Editor’s note: This article was initially published in The Daily Gazette, Swarthmore’s online, daily newspaper founded in Fall 1996. As of Fall 2018, the DG has merged with The Phoenix. See the about page to read more about the DG.
Dr. John M. McLarnon III, author of Ruling Suburbia, spoke in Kohlberg Hall’s Scheuer Room on October 30 about the political machine of Delaware County and its legacy of corruption. Sharing stories from his book, McLarnon, a history professor at Millersville University, discussed the Republican powerhouse that has dominated Delaware County politics since the late 1800s, focusing mostly on the work of politician John McClure.
McLarnon claimed that McClure ran the county until the day he died and, when asked, said that nobody has come even close to running a machine like McClure did.

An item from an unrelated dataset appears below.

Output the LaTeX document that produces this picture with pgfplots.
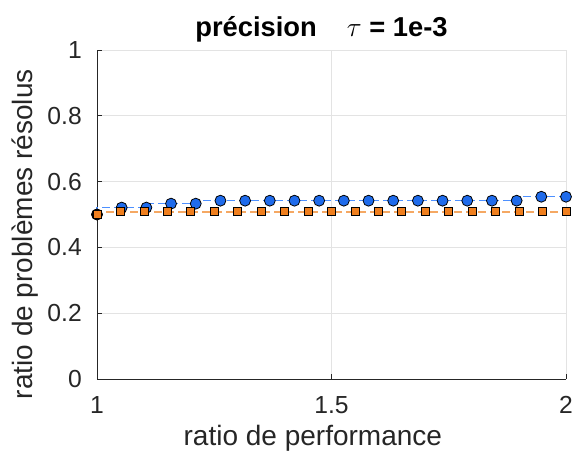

He attributed the success of the political machine to McClure’s organization, strategic planning, parochialism, pandering to each district’s needs, electioneering, short-term limits, and maintaining strict control of all money.
“John McClure was not tied to any ideology; he was not a Republican, not a Democrat, not a Christian, not an atheist — he was a politician,” McLarnon said in reference to McClure’s ability to scheme and deceive whomever he needed to acquire or maintain power over Delaware County.
He compared Delaware County’s general lack of adherence to prohibition laws in the 1920s to how people ran the politics of the county at the time. McLarnon covered various scandals during the Prohibition period, including the 72 liquor licenses issued in the county in 1922, illegal alcohol trafficking in Chester, the numerous stills built along the Crum Creek and in the basement of Media’s courthouse, and inmates’ brewing their own whiskey in prison. Aside from Swarthmore, which strictly abided by the country’s Prohibition Act, Delaware County adopted a “local option” policy, which allowed each community to decide if alcohol would be permitted in the area.
McClure had planned to run for governor and then president before being arrested for bootlegging, McLarnon said. He added that McClure escaped conviction by spreading a false rumor that an epidemic of scarlet fever had broken out in the county and was affecting the families of the jury members. The vote quickly switched from mixed to a unanimous “not guilty,” due to the jury’s desire to hurry home and tend to their sick families.
Although McLarnon conceded that local corruption is much less widespread than it was in McClure’s day, some problems persist, such as vote buying in Chester. The problems of the county in the past, though, were much more severe and common.
When asked for advice from local Democrats in politics who want to address the county’s problems, he said, “What you need to see happen is what happened in Philadelphia: Get loyal Republican operatives to hang themselves. Rarely has a desire for a democratic two-party system been a high priority for Delaware County.”